Have multiple exit strategies. The market can change in a split second. Your sale can fall through at the last minute. Be prepared for anything, and be able to pivot with circumstances out of your control.
If the property does not have more than one way to make you money, it isn’t a great investment.
NEVER buy weird. Weird, unique, unusual are all four-letter words in real estate. You want normal, traditional, interesting-but-ordinary when you are buying a house.
What advice would you give to someone who wants to invest in real estate but may not have the capital to make such a large investment?

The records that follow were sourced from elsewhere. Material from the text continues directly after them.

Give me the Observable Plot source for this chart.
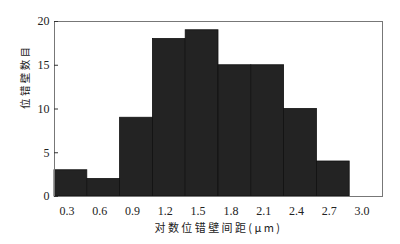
<!DOCTYPE html>
<html><head><meta charset="utf-8">
<script src="https://cdn.jsdelivr.net/npm/d3@7"></script>
<script src="https://cdn.jsdelivr.net/npm/@observablehq/plot@0.6"></script>
<style>
body{margin:0;background:#fff;}
g[aria-label="text"] text{letter-spacing:2.4px;}
</style>
</head><body><div id="chart"></div>
<script>
const binCenters = [0.3, 0.6, 0.9, 1.2, 1.5, 1.8, 2.1, 2.4, 2.7];
const counts = [3, 2, 9, 18, 19, 15, 15, 10, 4];
const xTicks = [0.3, 0.6, 0.9, 1.2, 1.5, 1.8, 2.1, 2.4, 2.7, 3.0];
const yTicks = [0, 5, 10, 15, 20];
const binWidth = 0.3;
const xLabel = "对数位错壁间距(μm)";
const yLabel = "位错壁数目";

const data = binCenters.map((c, i) => ({x1: c - binWidth / 2, x2: c + binWidth / 2, n: counts[i]}));
const serif = "'Liberation Serif','Times New Roman',serif";
const cjk = "'Noto Sans CJK SC',sans-serif";

const chart = Plot.plot({
  width: 400, height: 244,
  marginLeft: 54, marginRight: 18, marginTop: 21, marginBottom: 48,
  style: {fontFamily: serif, fontSize: "12px", background: "#fff", color: "#222"},
  x: {domain: [xTicks[0] - binWidth / 2, xTicks[xTicks.length - 1] + binWidth / 2]},
  y: {domain: [0, 20]},
  marks: [
    Plot.rectY(data, {x1: "x1", x2: "x2", y: "n", fill: "#232323", stroke: "#111", strokeWidth: 0.8}),
    Plot.frame({stroke: "#777", strokeWidth: 1}),
    Plot.axisX({ticks: xTicks, tickFormat: d => d.toFixed(1), tickSize: 0, tickPadding: 10, dx: -4, label: null, fontFamily: serif, fontSize: 12}),
    Plot.axisY({ticks: yTicks, tickSize: -4, tickPadding: 9, label: null, fontFamily: serif, fontSize: 12, stroke: "#333"}),
    Plot.text([xLabel], {frameAnchor: "bottom", dy: 35, text: d => d, fontFamily: cjk, fontSize: 11, fill: "#222"}),
    Plot.text([yLabel], {frameAnchor: "left", dx: -29, rotate: -90, text: d => d, fontFamily: cjk, fontSize: 10.5, fill: "#222"})
  ]
});
document.getElementById("chart").append(chart);
</script>
</body></html>
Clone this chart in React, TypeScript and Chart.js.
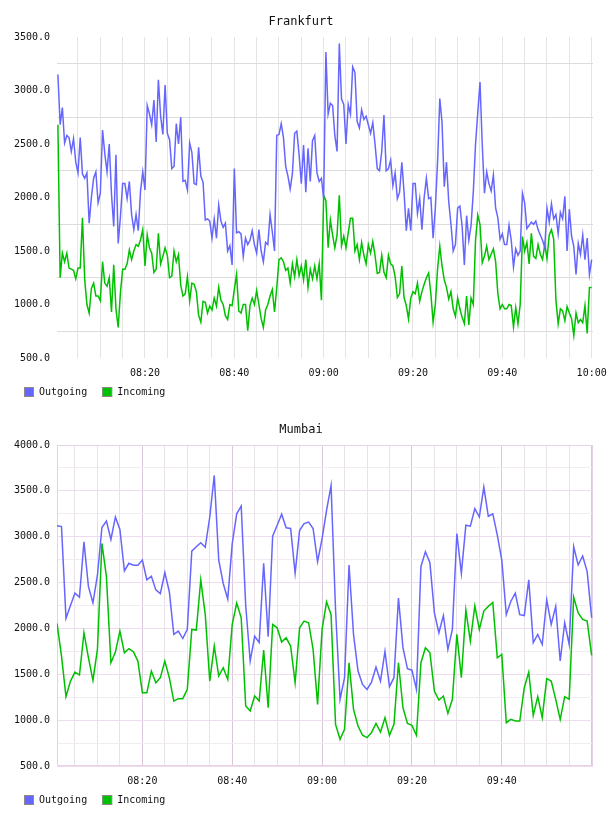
import React, { useEffect, useRef } from "react";
import { Chart, registerables } from "chart.js";

Chart.register(...registerables);

const MONO = '"DejaVu Sans Mono", "Liberation Mono", monospace';
const OUT_COLOR = "rgb(102,102,255)";
const IN_COLOR = "rgb(0,192,0)";
const seriesNames = ["Outgoing", "Incoming"];

// Frankfurt: one sample every 30 s
const frankfurtStart = "08:00:30";
const frankfurtStepSeconds = 30;
const frankfurtOutgoing = [
  3150, 2680, 2840, 2510, 2580, 2560, 2430, 2550, 2330, 2230,
  2560, 2220, 2180, 2230, 1760, 2000, 2180, 2240, 1950, 2040,
  2630, 2410, 2240, 2500, 2030, 1730, 2400, 1570, 1820, 2130,
  2130, 1990, 2150, 1840, 1700, 1840, 1690, 2060, 2240, 2070,
  2860, 2780, 2680, 2910, 2520, 3100, 2760, 2590, 3050, 2600,
  2540, 2270, 2290, 2690, 2500, 2750, 2150, 2160, 2070, 2510,
  2420, 2130, 2120, 2470, 2200, 2140, 1790, 1800, 1780, 1620,
  1800, 1620, 1930, 1780, 1720, 1760, 1500, 1550, 1370, 2270,
  1670, 1680, 1660, 1450, 1620, 1560, 1600, 1690, 1560, 1480,
  1700, 1500, 1400, 1580, 1560, 1840, 1680, 1500, 2580, 2590,
  2690, 2560, 2290, 2200, 2080, 2220, 2600, 2620, 2400, 2130,
  2490, 2050, 2460, 2150, 2530, 2580, 2230, 2150, 2180, 1990,
  3360, 2780, 2880, 2860, 2580, 2430, 3440, 2920, 2870, 2500,
  2870, 2780, 3220, 3170, 2710, 2650, 2820, 2730, 2760, 2680,
  2600, 2700, 2500, 2270, 2250, 2430, 2770, 2250, 2270, 2350,
  2110, 2230, 1990, 2050, 2330, 2050, 1690, 1900, 1690, 2130,
  2130, 1850, 1990, 1700, 2000, 2180, 1990, 2000, 1620, 1900,
  2330, 2925, 2700, 2100, 2330, 1960, 1750, 1500, 1560, 1900,
  1920, 1730, 1370, 1830, 1600, 1740, 2050, 2500, 2790, 3080,
  2500, 2040, 2240, 2130, 2060, 2210, 1900, 1810, 1610, 1660,
  1560, 1560, 1740, 1600, 1350, 1520, 1460, 1500, 2040, 1950,
  1710, 1740, 1770, 1750, 1780, 1700, 1650, 1600, 1530, 1900,
  1770, 1940, 1800, 1840, 1660, 1860, 1800, 2010, 1500, 1890,
  1640, 1540, 1280, 1570, 1470, 1650, 1420, 1620, 1280, 1420,
];
const frankfurtIncoming = [
  2680, 1250, 1480, 1400, 1480, 1340, 1330, 1320, 1240, 1340,
  1340, 1810, 1235, 1000, 920, 1150, 1200, 1080, 1080, 1035,
  1400, 1200, 1170, 1250, 930, 1370, 957, 785, 1110, 1330,
  1330, 1380, 1510, 1420, 1500, 1560, 1545, 1605, 1700, 1360,
  1650, 1530, 1480, 1300, 1330, 1665, 1380, 1450, 1530, 1460,
  1250, 1265, 1500, 1400, 1465, 1180, 1080, 1100, 1260, 1035,
  1200, 1190, 1120, 900, 835, 1030, 1020, 920, 985, 950,
  1060, 985, 1160, 1040, 1000, 895, 860, 1000, 990, 1140,
  1280, 940, 920, 1000, 1000, 755, 990, 1060, 1000, 1130,
  1000, 870, 785, 950, 1000, 1080, 1140, 930, 1160, 1420,
  1435, 1400, 1320, 1340, 1200, 1380, 1260, 1420, 1270, 1360,
  1230, 1420, 1160, 1330, 1240, 1360, 1240, 1380, 1040, 2020,
  1970, 1530, 1790, 1650, 1530, 1650, 2020, 1550, 1640, 1530,
  1670, 1805, 1805, 1500, 1560, 1420, 1580, 1460, 1380, 1560,
  1480, 1590, 1460, 1290, 1300, 1460, 1300, 1250, 1460, 1380,
  1360, 1260, 1065, 1100, 1360, 1065, 990, 865, 1060, 1120,
  1100, 1200, 1030, 1120, 1190, 1250, 1295, 1100, 835, 1000,
  1330, 1545, 1360, 1230, 1160, 1050, 1120, 960, 890, 1060,
  960, 880, 820, 1080, 810, 1060, 1000, 1600, 1835, 1750,
  1390, 1450, 1545, 1420, 1470, 1520, 1400, 1100, 960, 1000,
  960, 960, 1000, 990, 790, 970, 820, 1000, 1635, 1500,
  1580, 1380, 1665, 1450, 1430, 1560, 1470, 1420, 1560, 1430,
  1650, 1700, 1610, 1040, 820, 960, 940, 850, 980, 920,
  870, 710, 920, 830, 860, 830, 990, 730, 1160, 1160,
];

// Mumbai: one sample per minute
const mumbaiStart = "08:01:00";
const mumbaiStepSeconds = 60;
const mumbaiOutgoing = [
  3120, 3110, 2110, 2250, 2385, 2340, 2945, 2455, 2280, 2580,
  3100, 3170, 2970, 3215, 3080, 2627, 2710, 2690, 2690, 2745,
  2530, 2570, 2420, 2380, 2610, 2400, 1935, 1970, 1890, 1990,
  2843, 2890, 2935, 2885, 3215, 3668, 2745, 2490, 2320, 2925,
  3250, 3335, 2250, 1645, 1915, 1845, 2710, 1910, 3006, 3125,
  3245, 3097, 3090, 2600, 3070, 3143, 3160, 3090, 2728, 2980,
  3288, 3559, 2200, 1227, 1463, 2692, 1935, 1535, 1390, 1335,
  1415, 1580, 1425, 1750, 1365, 1463, 2330, 1790, 1560, 1545,
  1335, 2674, 2836, 2717, 2170, 1953, 2140, 1770, 1990, 3035,
  2600, 3125, 3115, 3306, 3215, 3541, 3223, 3250, 3017, 2745,
  2150, 2294, 2385, 2150, 2140, 2529, 1845, 1935, 1825, 2312,
  2044, 2240, 1645, 2062, 1825, 2890, 2692, 2790, 2620, 2116,
];
const mumbaiIncoming = [
  2054, 1700, 1256, 1426, 1524, 1492, 1953, 1680, 1434, 1771,
  2927, 2565, 1626, 1742, 1971, 1735, 1778, 1746, 1644, 1299,
  1299, 1535, 1408, 1463, 1644, 1463, 1208, 1234, 1234, 1336,
  1989, 1982, 2529, 2150, 1426, 1808, 1481, 1572, 1444, 2044,
  2276, 2116, 1154, 1100, 1263, 1208, 1764, 1136, 2044, 2007,
  1851, 1898, 1808, 1408, 2007, 2080, 2062, 1771, 1172, 1989,
  2290, 2150, 954, 791, 900, 1626, 1118, 936, 835, 809,
  864, 965, 871, 1027, 835, 954, 1626, 1136, 965, 943,
  835, 1626, 1790, 1735, 1317, 1219, 1263, 1074, 1227, 1935,
  1463, 2200, 1862, 2247, 1989, 2190, 2240, 2283, 1680, 1717,
  972, 1009, 990, 990, 1354, 1524, 1052, 1256, 1027, 1452,
  1426, 1227, 1009, 1256, 1227, 2341, 2170, 2098, 2080, 1706,
];

// Axis windows and labelled ticks
const frankfurtXRange = ["08:00:18", "10:00:18"];
const mumbaiXRange = ["08:01:00", "10:00:18"];
const frankfurtXLabels = ["08:20", "08:40", "09:00", "09:20", "09:40", "10:00"];
const mumbaiXLabels = ["08:20", "08:40", "09:00", "09:20", "09:40"];
const frankfurtYLabels = [500, 1000, 1500, 2000, 2500, 3000, 3500];
const mumbaiYLabels = [500, 1000, 1500, 2000, 2500, 3000, 3500, 4000];

const toMinutes = (t: string) => {
  const [h, m, s] = t.split(":").map(Number);
  return h * 60 + m + (s || 0) / 60;
};
const fmtClock = (v: number) => {
  const h = Math.floor(v / 60);
  const m = Math.round(v - h * 60);
  return `${String(h).padStart(2, "0")}:${String(m).padStart(2, "0")}`;
};

// Thin frame around the plotting area (used by the pink theme)
const frameBorder = {
  id: "frameBorder",
  beforeDatasetsDraw(chart: any, _args: any, opts: any) {
    if (!opts || !opts.color) return;
    const { ctx, chartArea: a } = chart;
    ctx.save();
    ctx.strokeStyle = opts.color;
    ctx.lineWidth = 1;
    const l = Math.round(a.left) + 0.5;
    const t = Math.round(a.top) + 0.5;
    const r = Math.round(a.right) - 0.5;
    const b = Math.round(a.bottom) - 0.5;
    ctx.strokeRect(l, t, r - l, b - t);
    ctx.restore();
  },
};

// Left-aligned legend row: grey-edged colour swatch followed by the series name
const swatchLegend = {
  id: "swatchLegend",
  afterDraw(chart: any, _args: any, opts: any) {
    if (!opts || !opts.items) return;
    const { ctx } = chart;
    ctx.save();
    ctx.font = `10px ${MONO}`;
    ctx.textBaseline = "middle";
    ctx.textAlign = "left";
    let x = opts.left;
    const cy = chart.height - opts.fromBottom;
    const top = Math.round(cy - 5);
    for (const it of opts.items) {
      ctx.fillStyle = it.color;
      ctx.fillRect(x, top, 10, 10);
      ctx.strokeStyle = "#8a8a8a";
      ctx.lineWidth = 1;
      ctx.strokeRect(x + 0.5, top + 0.5, 9, 9);
      ctx.fillStyle = "#111";
      ctx.fillText(it.text, x + 15, top + 5.5);
      x += 15 + ctx.measureText(it.text).width + 15;
    }
    ctx.restore();
  },
};

type Theme = {
  xMinor: string;
  xMajor: string;
  yMinor: string;
  yMajor: string;
  frame: string | null;
};

const grayTheme: Theme = {
  xMinor: "#e4e4e4",
  xMajor: "#e4e4e4",
  yMinor: "#dcdcdc",
  yMajor: "rgba(0,0,0,0)",
  frame: null,
};
const pinkTheme: Theme = {
  xMinor: "#e8e2e8",
  xMajor: "#dcc6dc",
  yMinor: "#f2ecf2",
  yMajor: "#eedcee",
  frame: "#e6d2e6",
};

type PanelProps = {
  title: string;
  start: string;
  stepSeconds: number;
  outgoing: number[];
  incoming: number[];
  xRange: string[];
  xLabels: string[];
  yLabels: number[];
  theme: Theme;
};

function Panel(props: PanelProps) {
  const ref = useRef<HTMLCanvasElement | null>(null);

  useEffect(() => {
    if (!ref.current) return;
    const { title, start, stepSeconds, outgoing, incoming, xRange, xLabels, yLabels, theme } = props;
    const t0 = toMinutes(start);
    const step = stepSeconds / 60;
    const pts = (arr: number[]) => arr.map((v, i) => ({ x: t0 + i * step, y: v }));
    const xMin = toMinutes(xRange[0]);
    const xMax = toMinutes(xRange[1]);
    const yMin = Math.min(...yLabels);
    const yMax = Math.max(...yLabels);
    const labelSet = new Set(xLabels);
    const colors = [OUT_COLOR, IN_COLOR];

    const chart = new Chart(ref.current, {
      type: "line",
      data: {
        datasets: [
          { label: seriesNames[0], data: pts(outgoing), borderColor: OUT_COLOR, backgroundColor: OUT_COLOR },
          { label: seriesNames[1], data: pts(incoming), borderColor: IN_COLOR, backgroundColor: IN_COLOR },
        ],
      },
      options: {
        responsive: false,
        animation: false,
        devicePixelRatio: 1,
        layout: { padding: { left: 9, right: 15, top: 0, bottom: 28 } },
        elements: {
          point: { radius: 0, hoverRadius: 0 },
          line: { borderWidth: 1.5, tension: 0, fill: false },
        },
        plugins: {
          tooltip: { enabled: false },
          legend: { display: false },
          title: {
            display: true,
            text: title,
            color: "#111",
            font: { family: MONO, size: 12, weight: "normal", lineHeight: 1.2 },
            padding: { top: 15, bottom: 7.6 },
          },
          swatchLegend: {
            left: 24,
            fromBottom: 16,
            items: seriesNames.map((n, i) => ({ text: n, color: colors[i] })),
          },
          frameBorder: { color: theme.frame },
        } as any,
        scales: {
          x: {
            type: "linear",
            min: xMin,
            max: xMax,
            border: { display: false },
            afterBuildTicks: (axis: any) => {
              const ticks = [];
              for (let v = Math.ceil(xMin / 5) * 5; v <= xMax + 1e-6; v += 5) ticks.push({ value: v });
              axis.ticks = ticks;
            },
            afterFit: (s: any) => {
              s.height = 22;
              s.paddingLeft = 0;
              s.paddingRight = 0;
            },
            grid: {
              drawTicks: false,
              color: (c: any) => (c.tick && c.tick.value % 20 === 0 ? theme.xMajor : theme.xMinor),
            },
            ticks: {
              autoSkip: false,
              maxRotation: 0,
              padding: 9,
              color: "#111",
              font: { family: MONO, size: 10 },
              callback: (v: any) => {
                const s = fmtClock(Number(v));
                return labelSet.has(s) ? s : "";
              },
            },
          },
          y: {
            type: "linear",
            min: yMin,
            max: yMax,
            border: { display: false },
            afterFit: (s: any) => {
              s.width = 48;
              s.paddingTop = 0;
              s.paddingBottom = 0;
            },
            grid: {
              drawTicks: false,
              color: (c: any) =>
                c.tick && yLabels.includes(c.tick.value) ? theme.yMajor : theme.yMinor,
            },
            ticks: {
              stepSize: 250,
              autoSkip: false,
              padding: 7,
              color: "#111",
              font: { family: MONO, size: 10 },
              callback: (v: any) => (yLabels.includes(Number(v)) ? Number(v).toFixed(1) : ""),
            },
          },
        },
      } as any,
      plugins: [frameBorder, swatchLegend],
    });
    return () => chart.destroy();
  }, []);

  return <canvas ref={ref} width={608} height={408} style={{ display: "block" }} />;
}

export default function App() {
  return (
    <div style={{ position: "absolute", left: 0, top: 0, width: 608, height: 816, background: "#fff" }}>
      <div style={{ position: "absolute", left: 0, top: 0 }}>
        <Panel
          title="Frankfurt"
          start={frankfurtStart}
          stepSeconds={frankfurtStepSeconds}
          outgoing={frankfurtOutgoing}
          incoming={frankfurtIncoming}
          xRange={frankfurtXRange}
          xLabels={frankfurtXLabels}
          yLabels={frankfurtYLabels}
          theme={grayTheme}
        />
      </div>
      <div style={{ position: "absolute", left: 0, top: 408 }}>
        <Panel
          title="Mumbai"
          start={mumbaiStart}
          stepSeconds={mumbaiStepSeconds}
          outgoing={mumbaiOutgoing}
          incoming={mumbaiIncoming}
          xRange={mumbaiXRange}
          xLabels={mumbaiXLabels}
          yLabels={mumbaiYLabels}
          theme={pinkTheme}
        />
      </div>
    </div>
  );
}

If you want to get started investing without a lot of money, you’re starting from a weak position. How are you going to handle emergency repairs? How are you going to pay the mortgage when your tenant does not pay rent? There are ways to mitigate your exposure, such as “house hacking” — renting an extra room(s) in your house — or live-in flipping, where you actually live in the home while you’re renovating it. (Bonus tax advantages for living in your flip: if you live in/own it for two of the last five years, you pay $0 in capital gains taxes, up to $250,000 if you’re single, and $500,000 if you’re married.)
There are other ways around not having capital like partnering with someone who does have the money. If you go this route, make sure to get everything in writing before you enter the partnership. Everyone is friends before the deal, but not always friends afterward. Write up the “rules” of the investment/partnership while everyone is still friendly.